Students should contact the departmental representative with course-related questions.

Human Rights

Institute for the Study of Human Rights
91 Claremont Ave, 7th Floor
humanrightsed@columbia.edu

The Summer Sessions courses in human rights are offered in conjunction with the Institute for the Study of Human Rights (ISHR) at Columbia University. Established in 1978, the ISHR at Columbia University is committed to providing excellent human rights education to Columbia students, fostering innovative interdisciplinary academic research, and offering its expertise in capacity building to human rights leaders, organizations, and universities around the world. Courses include active engagement with the world of human rights practitioners, and emphasize the connection between the study and practice of human rights.

Courses can be taken independently or as part of a four-course Certification of Professional Achievement in Human Rights.

HRTS S4020D Introduction to Human Rights. 3 points.

This course will provide a wide-ranging survey of conceptual foundations and issues in contemporary human rights. The class will examine the philosophical origins of human rights, contemporary debates, the evolution of human rights, key human rights documents, and the questions of human rights enforcement. This course will examine specific civil, political, economic, social and cultural rights and various thematic topics in human rights.

Summer 2017: HRTS S4020D
Course Number Section/Call Number Times/Location Instructor Points Enrollment
HRTS 4020 001/23774 M W 1:00pm - 4:10pm
Room TBA
Joseph Chuman 3 0

HRTS S4185Q Human Rights and Global Economic Justice. 3 points.

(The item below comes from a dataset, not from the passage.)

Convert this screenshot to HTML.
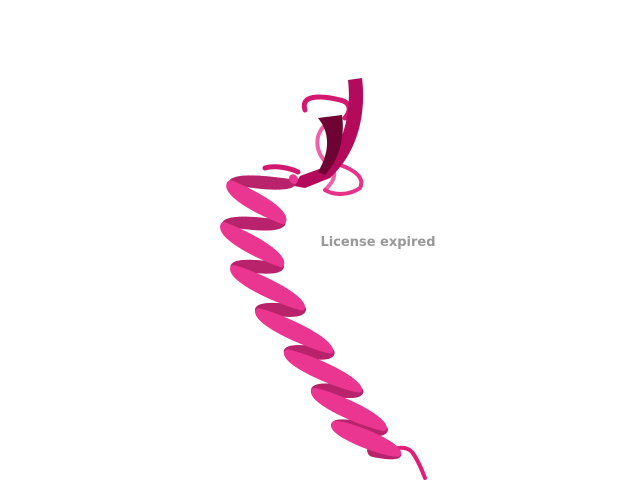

The world economy is a patchwork of competing and complementary interests among and between governments, corporations, and civil society. These stakeholders at times cooperate and also conflict over issues of global poverty, inequality, and sustainability. What role do human rights play in coordinating the different interests that drive global economic governance? This seminar will introduce students to different structures of global governance for development, trade, labor, finance, the environment, migration, and intellectual property and investigate their relationship with human rights. Students will learn about public, private, and mixed forms of governance, analyze the ethical and strategic perspectives of the various stakeholders and relate them to existing human rights norms. The course will examine the work of multilateral organizations such as the United Nations and the International Financial Institutions, as well as international corporate and non-governmental initiatives.

Summer 2017: HRTS S4185Q
Course Number Section/Call Number Times/Location Instructor Points Enrollment
HRTS 4185 001/14862 T Th 5:30pm - 8:40pm
Room TBA
Rainer Braun 3 0

HRTS S4190Q Human Rights and Visual Culture. 3 points.

This course examines the relationship between visual culture and human rights. It considers a wide range of visual media (photography, painting, sculpture), as well as aspects of visuality (surveillance, profiling). We will use case studies ranging in time from the early modern period (practices in which the body was marked to measure criminality, for example), to the present day. Within this framework, we will study how aspects of visual culture have been used to advocate for human rights, as well as how images and visual regimes have been used to suppress human rights. An important part of the course will be to consider the role played by reception in shaping a discourse around human rights, visuality, and images. Subjects to be addressed include: the nature of evidence; documentation and witness; censorship; iconoclasm; surveillance; profiling; advocacy images; signs on the body; visibility and invisibility.

Summer 2017: HRTS S4190Q
Course Number Section/Call Number Times/Location Instructor Points Enrollment
HRTS 4190 001/74810 T Th 1:00pm - 4:10pm
Room TBA
Susan Merriam 3 0

HRTS S4215D International Human Rights Movement: Past, Present, Future. 3 points.

The human rights movement is one of the most successful social justice movements of our time, establishing universal principles that govern how states should treat citizens and non-citizens. The movement strengthens, and is strengthened by, a complex web of institutions, laws, and norms that constitute a functioning global system that builds on itself progressively, animated by strong NGOs. The course will address the evolution of the international human rights movement and on the NGOs that drive the movement on the international, regional and domestic levels. Sessions will highlight the experiences of major human rights NGOs and will address topics including strategy development, institutional representation, research methodologies, partnerships, networks, venues of engagement, campaigning, fundraising and, perhaps most importantly, the fraught and complex debates about adaptation to changing global circumstances.

Summer 2017: HRTS S4215D
Course Number Section/Call Number Times/Location Instructor Points Enrollment
HRTS 4215 001/65899 M W 5:30pm - 8:40pm
Room TBA
Louis Bickford 3 0

The University reserves the right to withdraw or modify the courses of instruction or to change the instructors as may become necessary.